The combination of epidemiologic and experimental animal-model observations continues to reveal insights into both disease pathogenesis and potential adaptive protective mechanisms of alcohol use. The relationship between heavy alcohol consumption and acute and chronic pancreatitis is well established (Yadav 2016). The highest rates of nongallstone-related pancreatitis are observed in those who drink the greatest amount of alcohol. A recent epidemiological observation of a potential protective effect of moderate alcohol use should be considered preliminary, encourage further research to confirm and determine generalizability of these findings, and elucidate the potential mechanism.

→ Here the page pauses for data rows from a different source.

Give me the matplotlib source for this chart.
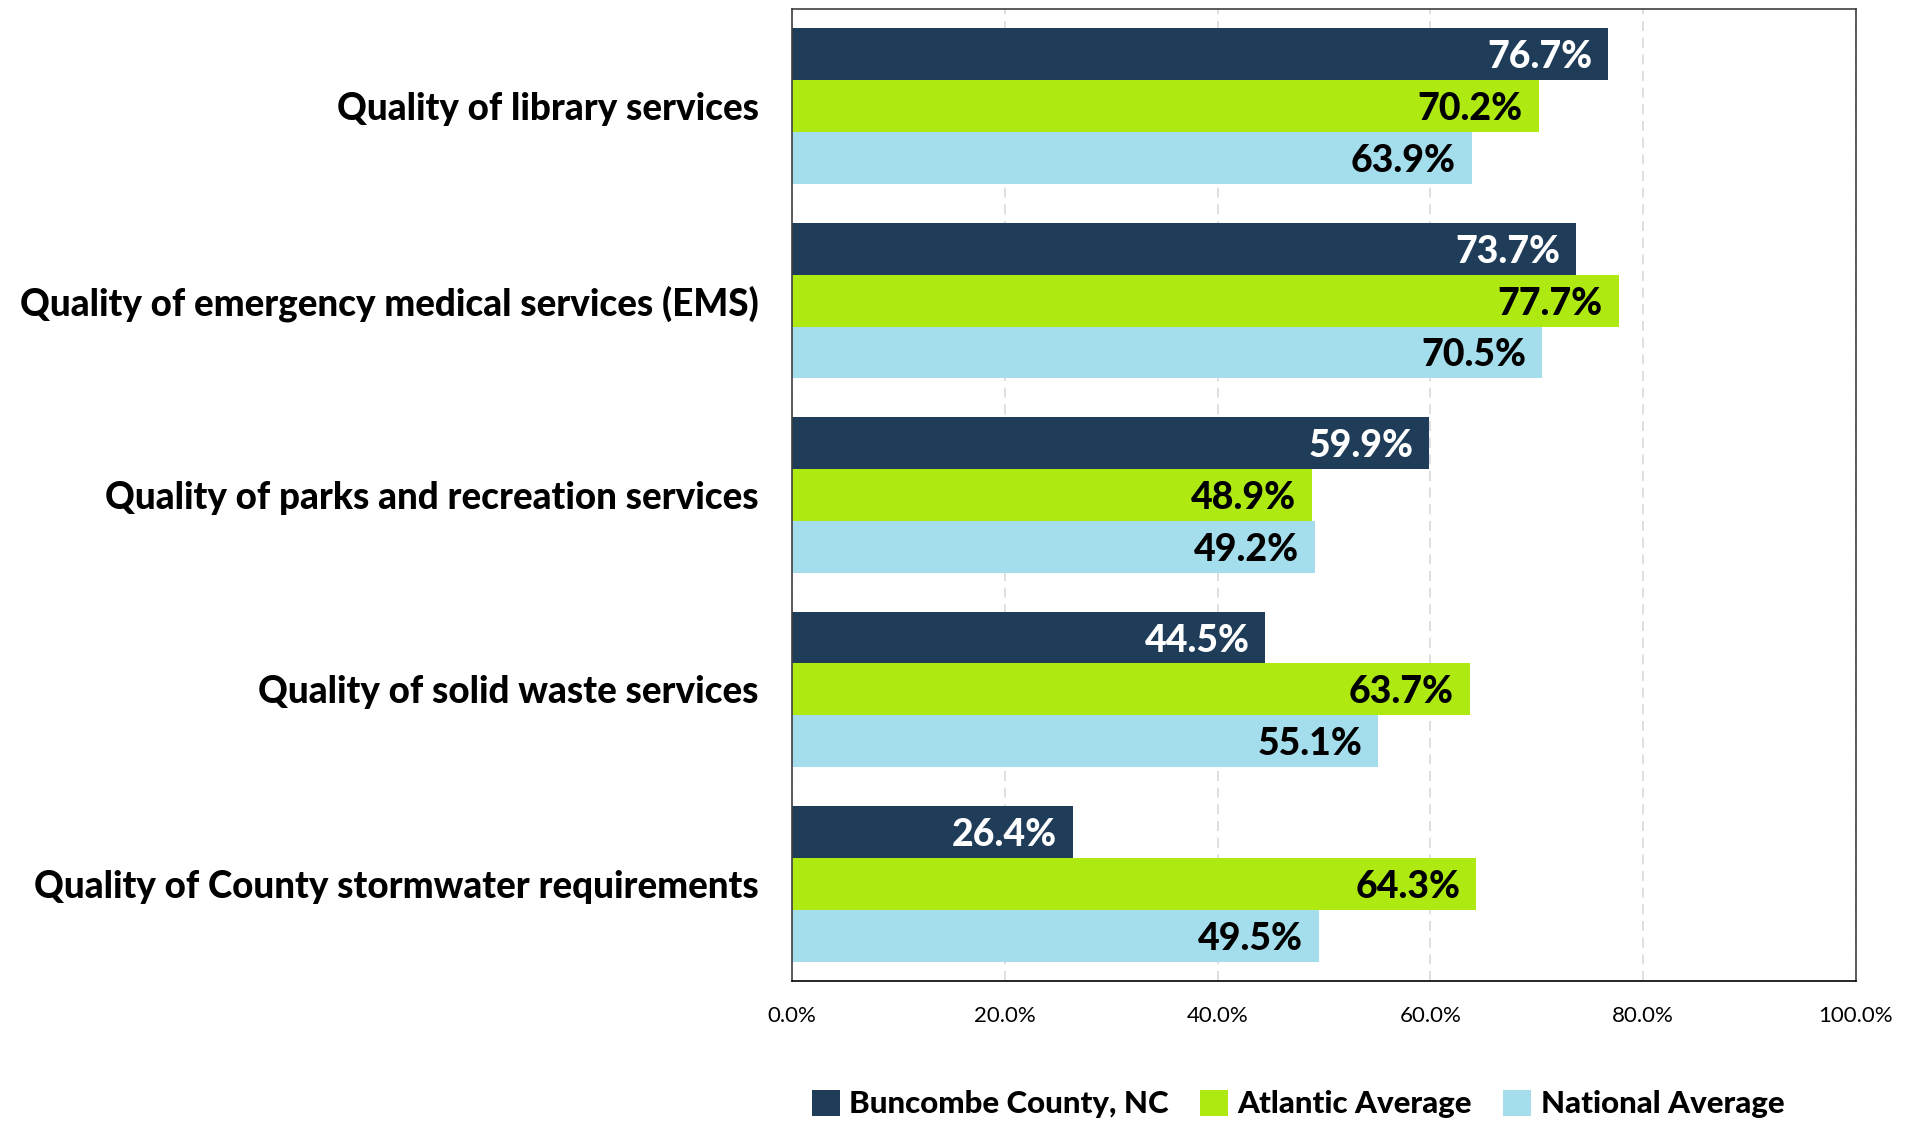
import matplotlib
matplotlib.use("Agg")
import matplotlib.pyplot as plt
import numpy as np

categories = [
    "Quality of library services",
    "Quality of emergency medical services (EMS)",
    "Quality of parks and recreation services",
    "Quality of solid waste services",
    "Quality of County stormwater requirements",
]
series_names = ["Buncombe County, NC", "Atlantic Average", "National Average"]
buncombe = [76.7, 73.7, 59.9, 44.5, 26.4]
atlantic = [70.2, 77.7, 48.9, 63.7, 64.3]
national = [63.9, 70.5, 49.2, 55.1, 49.5]
x_ticks = [0, 20, 40, 60, 80, 100]

colors = ["#1F3D59", "#AEEA12", "#A4DDEB"]
label_colors = ["white", "black", "black"]

plt.rcParams["font.family"] = ["Lato", "DejaVu Sans"]

fig = plt.figure(figsize=(19.19, 11.21), dpi=100)
ax = fig.add_axes([792 / 1919, 1 - 981 / 1121, (1856 - 792) / 1919, (981 - 9) / 1121])

n = len(categories)
y = np.arange(n)
h = 0.8 / 3
for i, vals in enumerate([buncombe, atlantic, national]):
    pos = y - h + i * h
    bars = ax.barh(pos, vals, height=h, color=colors[i], label=series_names[i], zorder=2)
    for b, v in zip(bars, vals):
        ax.text(v - 1.5, b.get_y() + h / 2, f"{v:.1f}%", ha="right", va="center_baseline",
                color=label_colors[i], fontsize=27, fontweight=900, zorder=3)

ax.set_ylim(n - 0.5, -0.5)
ax.set_xlim(0, 100)
ax.set_yticks(y)
ax.set_yticklabels(categories, fontsize=26.5, fontweight=900)
ax.tick_params(axis="y", length=0, pad=24)
ax.set_xticks(x_ticks)
ax.set_xticklabels([f"{t:.1f}%" for t in x_ticks], fontsize=16)
ax.tick_params(axis="x", length=0, pad=18)
ax.xaxis.grid(True, color="#D9D9D9", linestyle=(0, (6, 4)), linewidth=1.2, zorder=0)
for s in ["left", "top", "right"]:
    ax.spines[s].set_color("#404040")
    ax.spines[s].set_linewidth(1.2)
ax.spines["bottom"].set_color("black")
ax.spines["bottom"].set_linewidth(1.2)

leg = fig.legend(loc="center", bbox_to_anchor=(1298 / 1919, 1 - 1104 / 1121), ncol=3,
                 frameon=False, prop={"size": 22.5, "weight": 900},
                 handlelength=0.9, handleheight=0.9, handletextpad=0.3, columnspacing=1.0)

fig.savefig("out.png", dpi=100)
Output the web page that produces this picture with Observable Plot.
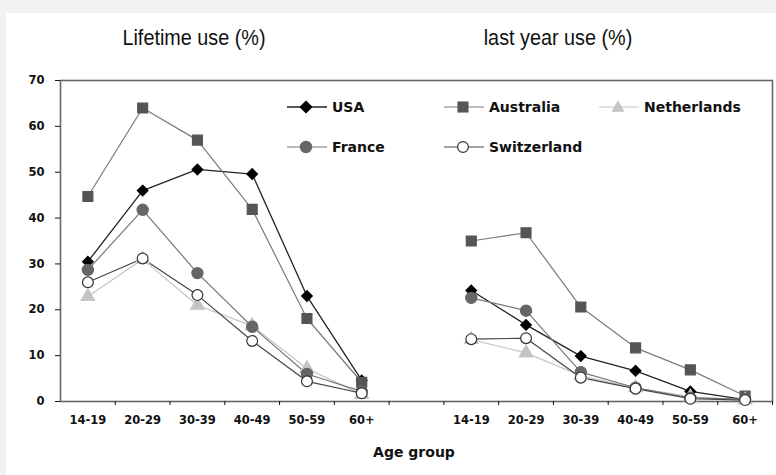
<!DOCTYPE html>
<html><head><meta charset="utf-8">
<script src="https://cdn.jsdelivr.net/npm/d3@7"></script>
<script src="https://cdn.jsdelivr.net/npm/@observablehq/plot@0.6"></script>
<style>
html,body{margin:0;padding:0;background:#f2f2f2;width:776px;height:475px;overflow:hidden}
#panel{position:absolute;left:6px;top:13px;width:770px;height:462px;background:#fff}
#chart{position:absolute;left:0;top:0}
.title{position:absolute;top:23px;width:260px;text-align:center;font-family:"Liberation Sans",Arial,sans-serif;font-size:22px;line-height:30px;color:#111;transform:scaleX(0.9);transform-origin:center}
.leg{position:absolute;height:20px;display:flex;align-items:center;font:bold 14px "DejaVu Sans",sans-serif;color:#111;white-space:nowrap}
.leg svg{margin-right:4px}
#xlabel{position:absolute;left:0;width:776px;top:444px;text-align:center;font:bold 14px "DejaVu Sans",sans-serif;color:#111;padding-left:52px;box-sizing:border-box}
</style></head>
<body>
<div id="panel"></div>
<div id="chart"></div>
<div class="title" style="left:64px">Lifetime use (%)</div>
<div class="title" style="left:428px">last year use (%)</div>
<div id="legend"></div>
<script>
// Categories
const ageGroups = ["14-19","20-29","30-39","40-49","50-59","60+"];
const countries = ["USA","Australia","Netherlands","France","Switzerland"];
const periods = ["Lifetime","Last year"];
const yTicks = [0,10,20,30,40,50,60,70];

// Lifetime use (%)
const lifetimeUSA         = [30.5, 46.0, 50.6, 49.6, 23.0, 4.6];
const lifetimeAustralia   = [44.7, 64.0, 57.0, 41.9, 18.1, 4.2];
const lifetimeNetherlands = [22.9, 31.0, 21.0, 16.5, 7.2, 1.5];
const lifetimeFrance      = [28.7, 41.8, 28.0, 16.3, 6.0, 2.2];
const lifetimeSwitzerland = [26.0, 31.2, 23.2, 13.2, 4.4, 1.8];

// Last year use (%)
const lastYearUSA         = [24.2, 16.7, 9.9, 6.7, 2.2, 0.4];
const lastYearAustralia   = [35.0, 36.8, 20.6, 11.7, 6.9, 1.2];
const lastYearNetherlands = [13.5, 10.6, 5.6, 3.0, 1.0, 0.3];
const lastYearFrance      = [22.6, 19.8, 6.4, 3.0, 0.8, 0.5];
const lastYearSwitzerland = [13.6, 13.8, 5.2, 2.8, 0.6, 0.3];

const series = {
  USA: [lifetimeUSA, lastYearUSA],
  Australia: [lifetimeAustralia, lastYearAustralia],
  Netherlands: [lifetimeNetherlands, lastYearNetherlands],
  France: [lifetimeFrance, lastYearFrance],
  Switzerland: [lifetimeSwitzerland, lastYearSwitzerland]
};

const styles = {
  USA:         {symbol:"diamond2", r:4.8, fill:"#000",  stroke:"#000",  line:"#222", lw:1.3},
  Australia:   {symbol:"square",   r:5.6, fill:"#555",  stroke:"#555",  line:"#7a7a7a", lw:1.2},
  Netherlands: {symbol:"triangle", r:5.0, fill:"#c4c4c4", stroke:"#c4c4c4", line:"#c4c4c4", lw:1.2},
  France:      {symbol:"circle",   r:5.6, fill:"#666",  stroke:"#666",  line:"#777", lw:1.2},
  Switzerland: {symbol:"circle",   r:5.4, fill:"#fff",  stroke:"#333",  line:"#444", lw:1.2}
};

// slot positions: left group 0..5, gap slot 6, right group 7..12
const slot = (p, i) => p === 0 ? i : i + 7;
const rows = [];
countries.forEach(c => periods.forEach((per, p) => series[c][p].forEach((v, i) =>
  rows.push({country: c, period: per, x: slot(p, i), age: ageGroups[i], value: v}))));

const labelSlots = [];
const labelOf = {};
periods.forEach((per, p) => ageGroups.forEach((a, i) => { labelSlots.push(slot(p, i)); labelOf[slot(p, i)] = a; }));
const boundaries = d3.range(13).map(i => i + 0.5);

const marks = [
  Plot.frame({stroke: "#666", strokeWidth: 1.6}),
  Plot.axisY({ticks: yTicks, tickSize: 5, tickPadding: 11, label: null, fontSize: 11.5}),
  Plot.axisX({ticks: boundaries, tickSize: 4, tickFormat: () => "", label: null}),
  Plot.axisX({ticks: labelSlots, tickSize: 0, tickPadding: 14, tickFormat: d => labelOf[d], label: null, fontSize: 11.5})
];
countries.forEach(c => {
  const s = styles[c];
  const data = rows.filter(d => d.country === c);
  marks.push(Plot.lineY(data, {x: "x", y: "value", z: "period", stroke: s.line, strokeWidth: s.lw}));
});
countries.forEach(c => {
  const s = styles[c];
  const data = rows.filter(d => d.country === c);
  marks.push(Plot.dot(data, {x: "x", y: "value", symbol: s.symbol, r: s.r, fill: s.fill, stroke: s.stroke, strokeWidth: 1.2}));
});

const chart = Plot.plot({
  width: 776, height: 475,
  marginLeft: 60, marginRight: 4, marginTop: 80, marginBottom: 74,
  x: {type: "linear", domain: [-0.5, 12.5]},
  y: {domain: [0, 70]},
  style: {background: "transparent", fontFamily: "'DejaVu Sans', sans-serif", fontWeight: "bold", fontSize: "11.5px", color: "#111"},
  marks
});
document.getElementById("chart").appendChild(chart);

// Legend (inside the frame)
const legendPos = {
  USA: [286, 97], Australia: [443, 97], Netherlands: [598, 97],
  France: [286, 137], Switzerland: [443, 137]
};
const symPath = {
  diamond2: r => { const a = r*1.2; return `<path d="M20,${10-a} L${20+a},10 L20,${10+a} L${20-a},10Z"/>`; },
  square: r => { const h = r*0.886; return `<rect x="${20-h}" y="${10-h}" width="${2*h}" height="${2*h}"/>`; },
  triangle: r => { const h = r*1.1; return `<path d="M20,${10-h} L${20+h},${10+h*0.75} L${20-h},${10+h*0.75}Z"/>`; },
  circle: r => `<circle cx="20" cy="10" r="${r}"/>`
};
const leg = document.getElementById("legend");
countries.forEach(c => {
  const s = styles[c];
  const [lx, ly] = legendPos[c];
  const div = document.createElement("div");
  div.className = "leg";
  div.style.left = lx + "px"; div.style.top = ly + "px";
  div.innerHTML = `<svg width="42" height="20"><line x1="1" x2="41" y1="10" y2="10" stroke="${s.line}" stroke-width="${s.lw}"/><g fill="${s.fill}" stroke="${s.stroke}" stroke-width="1.2">${symPath[s.symbol](s.r)}</g></svg><span>${c}</span>`;
  leg.appendChild(div);
});
</script>
<div id="xlabel">Age group</div>
</body></html>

Further, smoking is associated with significant risk for nongallstone-related pancreatitis and may add to the risk of pancreatitis with heavy drinking. A very low percentage of drinkers develop pancreatitis. Experimental models demonstrate that alcohol administration alone may not initiate pancreatitis, but it sensitizes the pancreas to pancreatitis by other insults.
Work in these models also reveals that the pancreas adapts to alcohol administration using the endoplasmic reticulum-based UPR to prevent injury. There is increasing interest in the role of carboxyester lipase, a pancreatic digestive enzyme, in forming fatty acid ethyl esters, which exert toxic effects through sustained increases in intracellular Ca2+ concentrations. These in turn cause mitochondrial failure and decreased ATP production necessary to prevent cellular necrosis. The effects of alcohol use on pancreatic-cancer risk are largely through its promotion of repeated episodes of acute inflammatory pancreatitis and chronic pancreatitis. Understanding and preventing the injurious effects of alcohol use on the pancreas resulting in pancreatitis will likely also have a large benefit on prevention of pancreatic cancer. The figure presents a summary of epidemiologic and mechanistic findings in an attempt to provide an impetus for further developments in the field.